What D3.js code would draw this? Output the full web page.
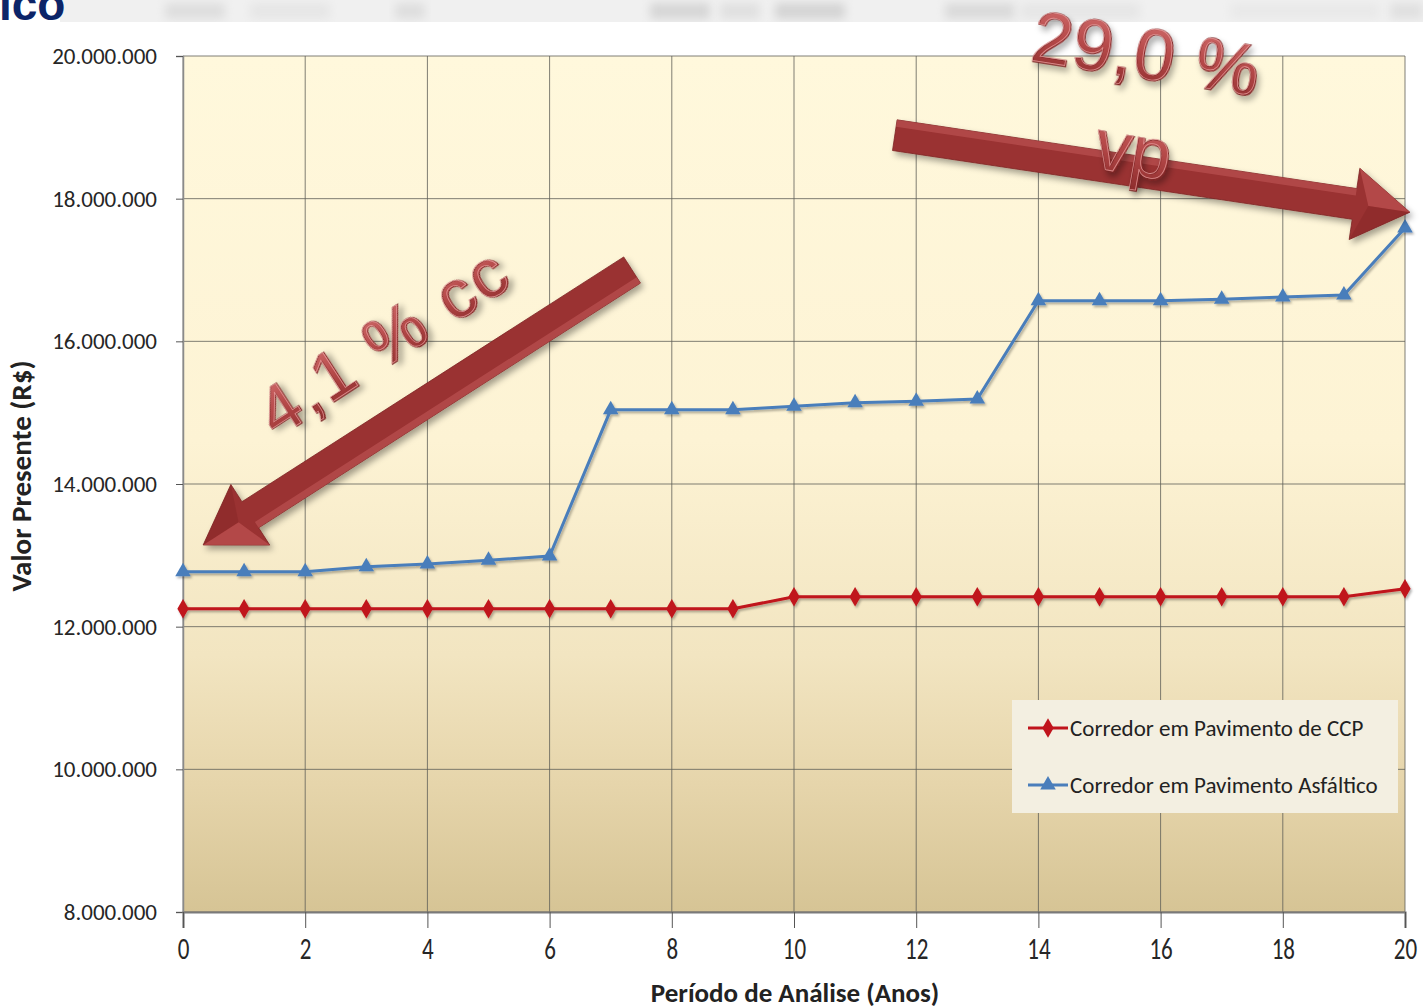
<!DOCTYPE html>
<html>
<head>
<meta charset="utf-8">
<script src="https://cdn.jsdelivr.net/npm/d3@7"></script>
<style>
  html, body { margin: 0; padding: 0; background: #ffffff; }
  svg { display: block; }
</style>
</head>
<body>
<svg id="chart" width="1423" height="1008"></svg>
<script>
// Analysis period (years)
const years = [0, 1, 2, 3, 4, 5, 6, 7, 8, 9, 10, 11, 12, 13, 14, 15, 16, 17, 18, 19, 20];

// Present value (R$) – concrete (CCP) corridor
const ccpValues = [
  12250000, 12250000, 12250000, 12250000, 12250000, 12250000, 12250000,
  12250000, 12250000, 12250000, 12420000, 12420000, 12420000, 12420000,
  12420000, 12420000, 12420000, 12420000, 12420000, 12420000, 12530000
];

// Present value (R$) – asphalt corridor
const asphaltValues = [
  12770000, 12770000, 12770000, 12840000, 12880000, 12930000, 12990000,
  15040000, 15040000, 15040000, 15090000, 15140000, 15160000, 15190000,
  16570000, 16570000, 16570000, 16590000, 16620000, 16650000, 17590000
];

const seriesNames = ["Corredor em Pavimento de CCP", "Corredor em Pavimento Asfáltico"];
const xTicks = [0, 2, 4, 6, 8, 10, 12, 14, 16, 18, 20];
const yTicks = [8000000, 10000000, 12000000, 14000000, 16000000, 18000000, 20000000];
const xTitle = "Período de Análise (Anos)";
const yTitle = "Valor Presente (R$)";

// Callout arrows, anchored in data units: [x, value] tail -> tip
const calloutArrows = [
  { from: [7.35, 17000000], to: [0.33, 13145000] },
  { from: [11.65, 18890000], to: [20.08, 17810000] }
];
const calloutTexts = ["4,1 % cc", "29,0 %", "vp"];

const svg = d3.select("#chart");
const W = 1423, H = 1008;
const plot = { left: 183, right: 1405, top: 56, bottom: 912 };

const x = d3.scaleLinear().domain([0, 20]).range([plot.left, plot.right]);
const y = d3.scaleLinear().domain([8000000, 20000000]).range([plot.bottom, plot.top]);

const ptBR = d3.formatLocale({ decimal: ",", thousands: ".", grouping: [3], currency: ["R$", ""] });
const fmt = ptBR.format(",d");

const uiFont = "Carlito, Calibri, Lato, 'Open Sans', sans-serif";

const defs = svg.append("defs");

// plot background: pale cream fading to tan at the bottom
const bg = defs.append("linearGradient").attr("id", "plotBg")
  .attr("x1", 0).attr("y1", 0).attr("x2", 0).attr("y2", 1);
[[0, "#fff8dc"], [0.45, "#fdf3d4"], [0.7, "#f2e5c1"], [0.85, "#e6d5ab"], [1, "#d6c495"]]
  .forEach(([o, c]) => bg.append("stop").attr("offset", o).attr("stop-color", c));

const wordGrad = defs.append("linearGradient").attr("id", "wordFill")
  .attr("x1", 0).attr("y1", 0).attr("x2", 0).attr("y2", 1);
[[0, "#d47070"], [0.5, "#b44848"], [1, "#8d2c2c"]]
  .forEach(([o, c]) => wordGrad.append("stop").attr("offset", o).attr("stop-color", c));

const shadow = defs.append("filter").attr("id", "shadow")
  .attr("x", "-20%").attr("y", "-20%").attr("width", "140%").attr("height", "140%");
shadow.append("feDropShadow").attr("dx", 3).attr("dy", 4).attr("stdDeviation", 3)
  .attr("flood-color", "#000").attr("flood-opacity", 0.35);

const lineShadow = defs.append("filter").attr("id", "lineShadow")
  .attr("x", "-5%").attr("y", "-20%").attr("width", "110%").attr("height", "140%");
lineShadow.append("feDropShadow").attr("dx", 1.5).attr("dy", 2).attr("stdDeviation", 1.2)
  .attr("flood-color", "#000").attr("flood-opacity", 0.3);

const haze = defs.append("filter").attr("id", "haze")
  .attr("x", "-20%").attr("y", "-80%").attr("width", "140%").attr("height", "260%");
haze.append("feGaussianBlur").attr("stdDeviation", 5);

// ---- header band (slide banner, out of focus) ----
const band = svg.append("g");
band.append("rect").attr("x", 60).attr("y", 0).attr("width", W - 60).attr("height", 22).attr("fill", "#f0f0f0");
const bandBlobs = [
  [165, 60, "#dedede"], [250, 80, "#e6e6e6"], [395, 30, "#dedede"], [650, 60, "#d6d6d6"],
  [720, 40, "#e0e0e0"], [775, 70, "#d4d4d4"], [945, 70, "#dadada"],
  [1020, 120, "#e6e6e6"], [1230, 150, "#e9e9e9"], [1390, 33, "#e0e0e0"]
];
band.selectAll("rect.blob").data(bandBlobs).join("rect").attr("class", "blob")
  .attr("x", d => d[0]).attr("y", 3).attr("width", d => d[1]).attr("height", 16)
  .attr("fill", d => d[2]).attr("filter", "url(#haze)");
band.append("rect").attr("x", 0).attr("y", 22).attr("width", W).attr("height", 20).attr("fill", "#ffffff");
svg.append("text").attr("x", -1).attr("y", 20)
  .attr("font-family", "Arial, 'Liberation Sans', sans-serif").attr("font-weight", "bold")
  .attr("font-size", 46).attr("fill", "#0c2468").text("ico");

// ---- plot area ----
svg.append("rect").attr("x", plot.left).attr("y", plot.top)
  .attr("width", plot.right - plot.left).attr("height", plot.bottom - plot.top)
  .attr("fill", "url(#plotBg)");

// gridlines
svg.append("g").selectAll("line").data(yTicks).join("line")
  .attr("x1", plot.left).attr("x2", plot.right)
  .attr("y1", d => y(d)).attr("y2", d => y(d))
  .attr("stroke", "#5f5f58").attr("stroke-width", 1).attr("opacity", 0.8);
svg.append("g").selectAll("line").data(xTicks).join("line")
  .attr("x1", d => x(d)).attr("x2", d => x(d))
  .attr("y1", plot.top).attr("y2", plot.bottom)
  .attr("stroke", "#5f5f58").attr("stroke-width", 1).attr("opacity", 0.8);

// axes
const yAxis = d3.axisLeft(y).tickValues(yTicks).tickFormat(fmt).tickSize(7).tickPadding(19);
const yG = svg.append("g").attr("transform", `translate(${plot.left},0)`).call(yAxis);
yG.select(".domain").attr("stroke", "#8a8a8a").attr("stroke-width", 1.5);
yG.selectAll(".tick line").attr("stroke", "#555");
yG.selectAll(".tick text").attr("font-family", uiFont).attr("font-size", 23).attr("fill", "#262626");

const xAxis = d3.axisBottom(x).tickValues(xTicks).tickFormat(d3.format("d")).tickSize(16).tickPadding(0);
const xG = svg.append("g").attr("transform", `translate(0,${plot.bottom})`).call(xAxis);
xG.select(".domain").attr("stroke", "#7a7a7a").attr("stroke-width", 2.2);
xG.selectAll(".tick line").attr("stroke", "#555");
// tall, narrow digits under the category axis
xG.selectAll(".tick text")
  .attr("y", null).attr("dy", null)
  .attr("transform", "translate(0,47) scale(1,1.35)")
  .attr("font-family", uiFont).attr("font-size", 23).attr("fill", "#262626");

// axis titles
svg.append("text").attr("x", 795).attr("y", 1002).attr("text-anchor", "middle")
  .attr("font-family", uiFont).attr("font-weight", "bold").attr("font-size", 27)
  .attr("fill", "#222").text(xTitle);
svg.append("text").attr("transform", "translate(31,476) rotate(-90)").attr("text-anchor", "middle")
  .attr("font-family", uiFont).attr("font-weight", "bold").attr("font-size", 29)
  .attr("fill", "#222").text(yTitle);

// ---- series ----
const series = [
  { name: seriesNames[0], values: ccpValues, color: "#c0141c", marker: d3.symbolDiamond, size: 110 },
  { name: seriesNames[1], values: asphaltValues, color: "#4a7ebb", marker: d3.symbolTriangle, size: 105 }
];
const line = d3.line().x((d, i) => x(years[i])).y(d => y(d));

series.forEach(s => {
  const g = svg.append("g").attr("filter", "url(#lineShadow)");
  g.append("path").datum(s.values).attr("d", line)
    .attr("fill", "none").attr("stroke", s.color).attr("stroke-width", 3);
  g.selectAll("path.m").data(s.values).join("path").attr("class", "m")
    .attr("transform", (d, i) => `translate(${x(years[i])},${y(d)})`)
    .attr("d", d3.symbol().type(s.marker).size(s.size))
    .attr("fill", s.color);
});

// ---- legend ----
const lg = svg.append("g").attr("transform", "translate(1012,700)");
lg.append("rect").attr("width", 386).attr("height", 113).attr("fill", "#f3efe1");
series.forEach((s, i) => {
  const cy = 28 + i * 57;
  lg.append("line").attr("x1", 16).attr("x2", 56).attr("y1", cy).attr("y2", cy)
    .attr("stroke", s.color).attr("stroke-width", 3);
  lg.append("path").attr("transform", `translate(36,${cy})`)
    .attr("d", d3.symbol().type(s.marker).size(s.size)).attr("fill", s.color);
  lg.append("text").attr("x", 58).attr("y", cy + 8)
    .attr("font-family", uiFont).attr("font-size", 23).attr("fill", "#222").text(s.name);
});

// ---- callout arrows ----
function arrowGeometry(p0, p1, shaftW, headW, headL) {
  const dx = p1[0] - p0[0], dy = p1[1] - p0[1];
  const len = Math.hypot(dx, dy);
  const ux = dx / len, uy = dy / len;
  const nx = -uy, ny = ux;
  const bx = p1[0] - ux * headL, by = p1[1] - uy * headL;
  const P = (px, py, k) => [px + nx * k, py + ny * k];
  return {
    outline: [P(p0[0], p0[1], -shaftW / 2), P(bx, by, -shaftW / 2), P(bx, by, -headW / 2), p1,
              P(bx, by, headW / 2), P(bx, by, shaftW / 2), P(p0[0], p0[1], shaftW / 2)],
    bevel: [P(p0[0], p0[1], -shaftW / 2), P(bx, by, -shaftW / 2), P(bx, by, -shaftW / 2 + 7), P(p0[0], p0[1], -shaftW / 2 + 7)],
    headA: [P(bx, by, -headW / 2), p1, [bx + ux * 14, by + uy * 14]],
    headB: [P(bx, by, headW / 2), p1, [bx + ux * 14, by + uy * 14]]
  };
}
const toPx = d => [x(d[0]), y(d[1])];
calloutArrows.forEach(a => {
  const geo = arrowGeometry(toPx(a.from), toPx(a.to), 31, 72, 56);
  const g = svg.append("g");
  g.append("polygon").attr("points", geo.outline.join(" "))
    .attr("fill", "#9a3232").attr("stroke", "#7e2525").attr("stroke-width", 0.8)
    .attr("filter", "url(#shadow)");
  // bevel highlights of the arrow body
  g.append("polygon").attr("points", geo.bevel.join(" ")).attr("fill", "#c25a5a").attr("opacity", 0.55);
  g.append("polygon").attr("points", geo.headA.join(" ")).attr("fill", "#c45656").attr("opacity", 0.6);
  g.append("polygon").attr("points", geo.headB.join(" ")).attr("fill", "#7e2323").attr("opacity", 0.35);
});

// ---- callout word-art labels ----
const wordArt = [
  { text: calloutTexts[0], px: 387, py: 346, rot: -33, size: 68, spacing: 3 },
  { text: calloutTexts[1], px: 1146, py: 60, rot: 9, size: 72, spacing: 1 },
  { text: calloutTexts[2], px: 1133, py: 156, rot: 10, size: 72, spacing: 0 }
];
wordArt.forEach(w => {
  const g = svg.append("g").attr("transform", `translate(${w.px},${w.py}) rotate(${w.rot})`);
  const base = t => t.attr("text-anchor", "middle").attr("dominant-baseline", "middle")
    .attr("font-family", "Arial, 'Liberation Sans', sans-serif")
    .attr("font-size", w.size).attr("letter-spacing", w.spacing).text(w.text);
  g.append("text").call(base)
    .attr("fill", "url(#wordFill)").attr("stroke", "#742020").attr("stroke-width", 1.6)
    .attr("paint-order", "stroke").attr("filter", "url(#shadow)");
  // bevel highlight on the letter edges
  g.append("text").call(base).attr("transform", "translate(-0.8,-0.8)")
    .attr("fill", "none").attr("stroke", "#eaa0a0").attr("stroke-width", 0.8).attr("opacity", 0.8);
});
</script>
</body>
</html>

● ● ● ● ●

Write out nothing but the lines from the start of the data through the line with "18, 19, 20];". Leave out the pictures.

▶ RESULT BELOW
What D3.js code would draw this? Output the full web page.
<!DOCTYPE html>
<html>
<head>
<meta charset="utf-8">
<script src="https://cdn.jsdelivr.net/npm/d3@7"></script>
<style>
  html, body { margin: 0; padding: 0; background: #ffffff; }
  svg { display: block; }
</style>
</head>
<body>
<svg id="chart" width="1423" height="1008"></svg>
<script>
// Analysis period (years)
const years = [0, 1, 2, 3, 4, 5, 6, 7, 8, 9, 10, 11, 12, 13, 14, 15, 16, 17, 18, 19, 20];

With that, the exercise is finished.